The main event was the split decision on whether attempted Hobbs Act Robbery is a crime of violence for purposes of 18 U.S.C. § 924(c)(3)(A). The majority held it was: "Because completed Hobbs Act robbery is a crime of violence under § 924, attempted Hobbs Act robbery is also a crime of violence. In so holding, we agree with the Seventh and Eleventh Circuits that, when a substantive offense would be a crime of violence under 18 U.S.C. § 924(c)(3)(A), an attempt to commit that offense is also a crime of violence."

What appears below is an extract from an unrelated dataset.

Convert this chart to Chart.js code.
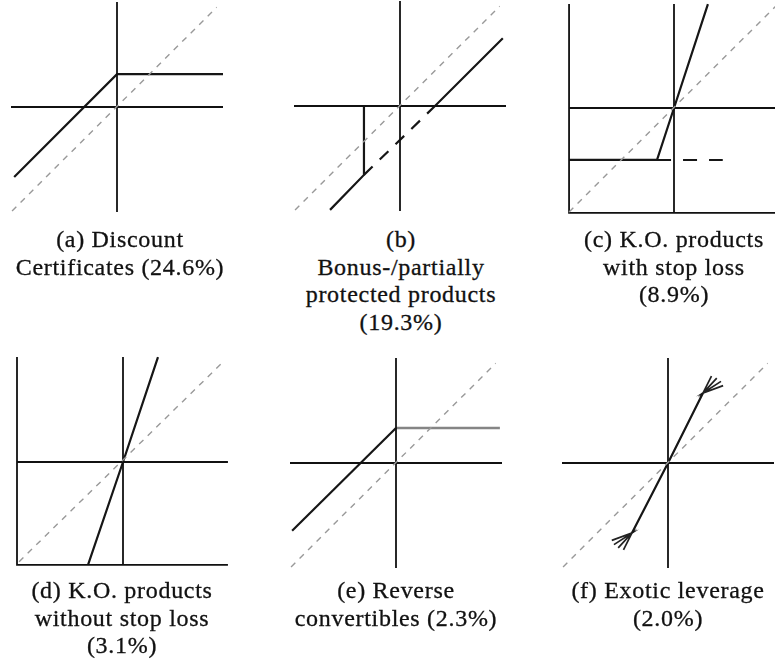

Judge Nguyen filed a compelling dissent on this issue:
Attempted Hobbs Act robbery is not a crime of violence because a substantial step toward completing a Hobbs Act robbery need not involve the use, attempted use, or threatened use of physical force. Compare three examples:
1. A man stops an armored vehicle and shoots and injures the driver. But the driver escapes with the money.
2. A man intercepts an armored vehicle by standing in front of it with his gun pointed at the driver. He pulls the trigger, intending to strike and injure the driver, but the gun jams. The driver escapes with the money.
3. A man plans a robbery, buys the necessary gear, and drives toward the target, but returns home after seeing police in the vicinity. Each scenario describes an attempted Hobbs Act robbery.
In (1), the man uses physical force. In (2), the man attempts to use physical force. In (3), the man does not use, attempt to use, or threaten to use physical force, even though he intended to commit a robbery and took a substantial step toward committing it. This last scenario—a possible “least serious form” of attempted Hobbs Act robbery—shows that an attempted Hobbs Act robbery does not qualify as a crime of violence under the elements clause.